Lutter dans le plaisir

Omar Alexis Ramos ne sait pas si ses soirées hebdomadaires de lucha libre dureront plus de trois rounds. Mais en ce qui le concerne, ce n'est qu'une première étape vers d'autres projets du même genre.

Déjà, l'animateur de Foco Latino est en train de préparer une exposition interactive sur la lucha libre, qui devrait être présentée à l'Espacio Mexico d'ici quelques mois. Il songe aussi à faire venir des vrais luchadores mexicains pour des matches de démonstration.

«Pour moi, 2009 sera l'année de la lutte, conclut Omar Alexis. Il y a un parallèle à faire avec la situation économique. Il va falloir lutter plus fort. Mais on peut lutter dans le plaisir!»

Ciné Lounge Lucha libre mexicaine, tous les dimanches à partir de 17h au Nacho Libre, 913, rue Beaubien Est.

De Santo à El Barrio...

La lucha libre est apparue au Mexique en 1934. Mais sa popularité n'a explosé qu'au milieu des années 40, avec l'apparition du lutteur-vedette, Santo.

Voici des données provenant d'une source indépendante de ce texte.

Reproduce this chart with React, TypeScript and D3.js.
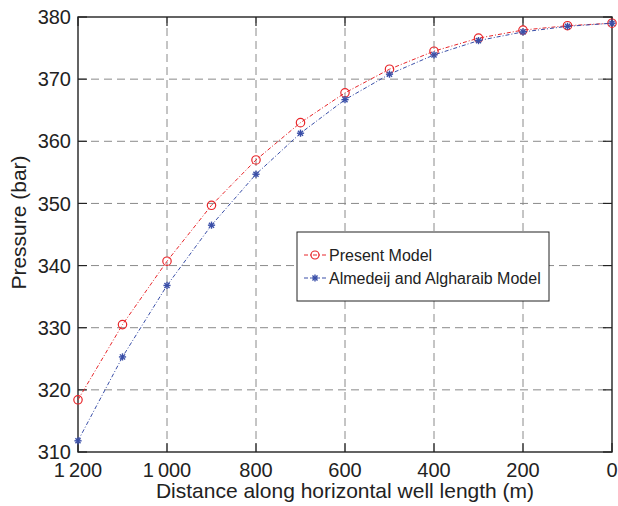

Santo est l'icône absolue de la lutte mexicaine. En près d'un demi-siècle de carrière, sa réputation a dépassé les frontières du ring pour s'inscrire dans la culture populaire au sens large. On l'a mis en scène dans des bandes dessinées et il a joué dans une cinquantaine de films d'action, équivalents mexicains de nos bons vieux Batman. À sa mort, en 1984, l'homme a eu droit à des funérailles nationales.

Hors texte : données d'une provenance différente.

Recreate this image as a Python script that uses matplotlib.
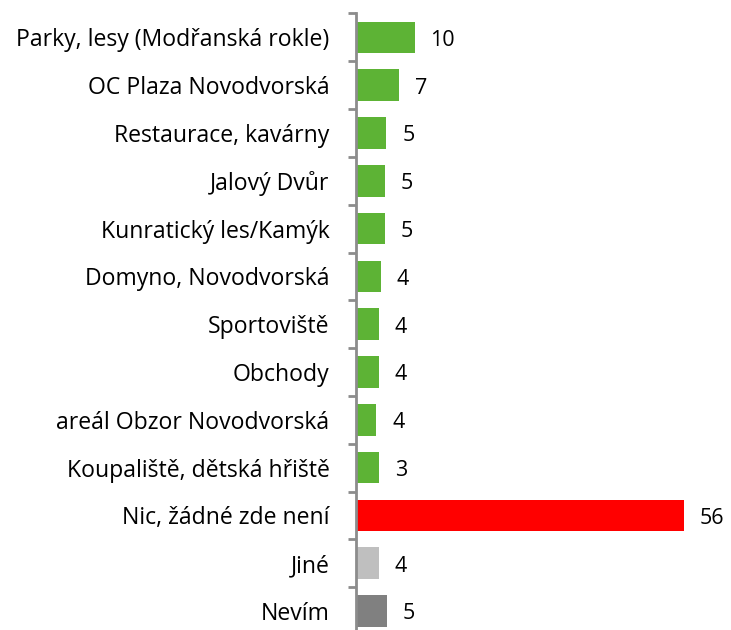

Aujourd'hui la lucha libre est devenue un véritable phénomène culturel, qui se décline en deux ligues professionnelles majeures (La AAA et le Consejo mundial de Lucha Libre) et une ligue indépendante. Ses lutteurs sont des vedettes à part entière (Mistico, Hector Garza, Ultimo Guerrero) et les matches continuent d'attirer des foules nombreuses en mal de défoulement.

«C'est un exutoire pour la population mexicaine, dit Omar Alexis Ramos, animateur de Foco Latino, à CJNT. Sans lucha libre, il y aurait encore plus de tension dans les grandes villes.»

Mais le rayonnement de la lutte va plus loin.

Depuis quelques années, les milieux militants ont récupéré ce sport (?) pour défendre les bonnes causes. C'est le cas de «Super Barrio» (Super quartier) un «lutteur social» qui fait ses campagnes de sensibilisation contre la pauvreté vêtu d'un slip, d'une cape et d'un masque. C'est aussi le cas de «Super ecologista», dont le nom se passe d'explication. Dans un autre registre, le lutteur Fray Tormenta redistribue une part de ses recettes à des orphelinats mexicains.

Même phénomène du côté culturel, où la lucha libre est devenue une grande source d'inspiration. «La lutte ne s'adresse plus seulement aux gens des classes populaires, explique Omar Alexis. Elle fascine aussi les intellectuels. Elle a ouvert la porte à des peintres, des sculpteurs, des photographes, des musiciens et même à des gens de théâtre, qui ont fondé une importante ligue d'impro lucha.»

«C'est peut-être ça, la plus grande différence avec la lutte américaine. La lutte mexicaine est beaucoup moins mercantile. C'est devenu un art.»